Clearly Israel will have to negotiate with the Palestinians over Gaza’s future and who will control the territory at some stage, unless Netanyahu intends to occupy the region indefinitely.
Back in 2001, after the 9/11 attacks on the World Trade Center and the Pentagon Building in Washington, Britain joined the US in sending special forces into Afghanistan with the aim of killing Osama bin Laden, al-Qaeda’s Saudi-born leader.
While there was great support for that military operation among western democracies, the late Admiral Sir Michael Boyce, then British Chief of the Defence Staff, warned that it was far easier to start a war than to end one. His comments were treated somewhat sniffily by Tony Blair’s Labour government at the time. But the UK remained in Afghanistan for the next twenty years. The two conflicts, Afghanistan and Gaza, are obviously different but Admiral Boyce’s warning remains relevant.
Israel has every right to carry on its war against Hamas but Netanyahu’s war cabinet must also realize that time is running out if it wants to keep the US onside.
At a recent meeting in Israel last week, secretary of state Anthony Blinken made it clear that Israel would have until early January to complete its ground operation against Hamas.
According to sources who were present, Blinken stressed to Israeli officials that the US continued to support their campaign to destroy the terrorist group’s military capabilities in Gaza. However, because of the heavy death toll President Biden expected the war to end three months after it began.
During a press conference with Britain’s new foreign secretary, former prime minister David Cameron, in Washington last Thursday evening, Blinken was asked how much longer the war could go on. “We strongly support Israel’s efforts to ensure that it can effectively defend itself,” he said.
“In conversations with the Israelis we talk about how long this campaign will take and also how it will be prosecuted. These are decisions for Israel.”
But senior Israeli Defense Forces officials are said to privately admit that the latest stage of the conflict, the attack on the city of Khan Yunis, the largest in southern Gaza, will probably be the war’s final wide-scale ground offensive.

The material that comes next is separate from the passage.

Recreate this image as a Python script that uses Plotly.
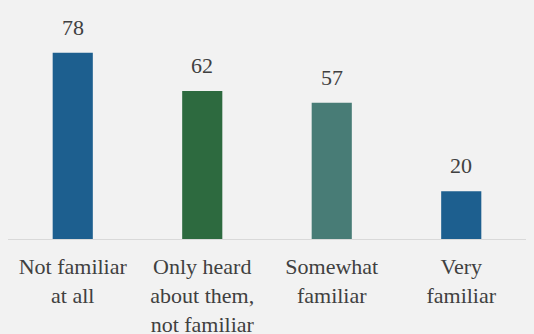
import plotly.graph_objects as go

categories = ["Not familiar<br>at all", "Only heard<br>about them,<br>not familiar", "Somewhat<br>familiar", "Very<br>familiar"]
values = [78, 62, 57, 20]
colors = ["#1D5F8F", "#2D6A3F", "#487C76", "#1D5F8F"]

FONT = "Liberation Serif, DejaVu Serif, serif"

fig = go.Figure(go.Bar(x=categories, y=values, marker=dict(color=colors, line=dict(width=0)),
                       hoverinfo="skip"))

for c, v in zip(categories, values):
    fig.add_annotation(x=c, y=v, text=str(v), showarrow=False, yanchor="bottom", yshift=11,
                       font=dict(family=FONT, size=22, color="#404040"))

fig.update_layout(
    width=534, height=334,
    margin=dict(l=8, r=8, t=24, b=95),
    paper_bgcolor="#F2F2F2", plot_bgcolor="#F2F2F2",
    bargap=0.69,
    showlegend=False,
    font=dict(family=FONT, size=22, color="#404040"),
)
fig.update_xaxes(showline=True, linecolor="#D9D9D9", linewidth=1, ticks="outside", ticklen=8,
                 tickcolor="rgba(0,0,0,0)", showgrid=False, automargin=False,
                 tickfont=dict(family=FONT, size=22, color="#404040"))
fig.update_yaxes(range=[0, 90], visible=False, showgrid=False, zeroline=False, automargin=False)

fig.write_html("out.html", config={"displayModeBar": False},
               post_script="document.body.style.margin='0';")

Of course, this does not mean Israel will afterwards agree to a ceasefire, but it may allow for a scaling-down of operations. The Israeli army could then transition to a strategy of smaller raids on Hamas strongholds using targeted mobile forces, rather than the current use of entire armoured divisions occupying parts of the Gaza Strip for weeks.
The IDF estimates that they have killed somewhere between 5,000 to 6,000 terrorists — or a fifth of the number that Hamas claimed it had under arms. That means 25,000 terrorists remain signed up to Israel’s destruction.
But the damage wrought on Hamas’s capability to wage future terrorist attacks should not be underestimated. Many lower-level commanders will have been killed or injured, the group’s command and control structure will be in tatters and much of its weaponry will have been destroyed. Many of the terrorist foot soldiers may also now be more worried about the security of their own families than waging a war which will only end with their own messy death. It is also easy to imagine that while many Palestinians will blame Israel for their suffering now and in the future, others will rightly blame Hamas.
So, Sinwar’s death, when it inevitably comes, will represent a notable win and will offer Israel a way out of the conflict with an achievable end game.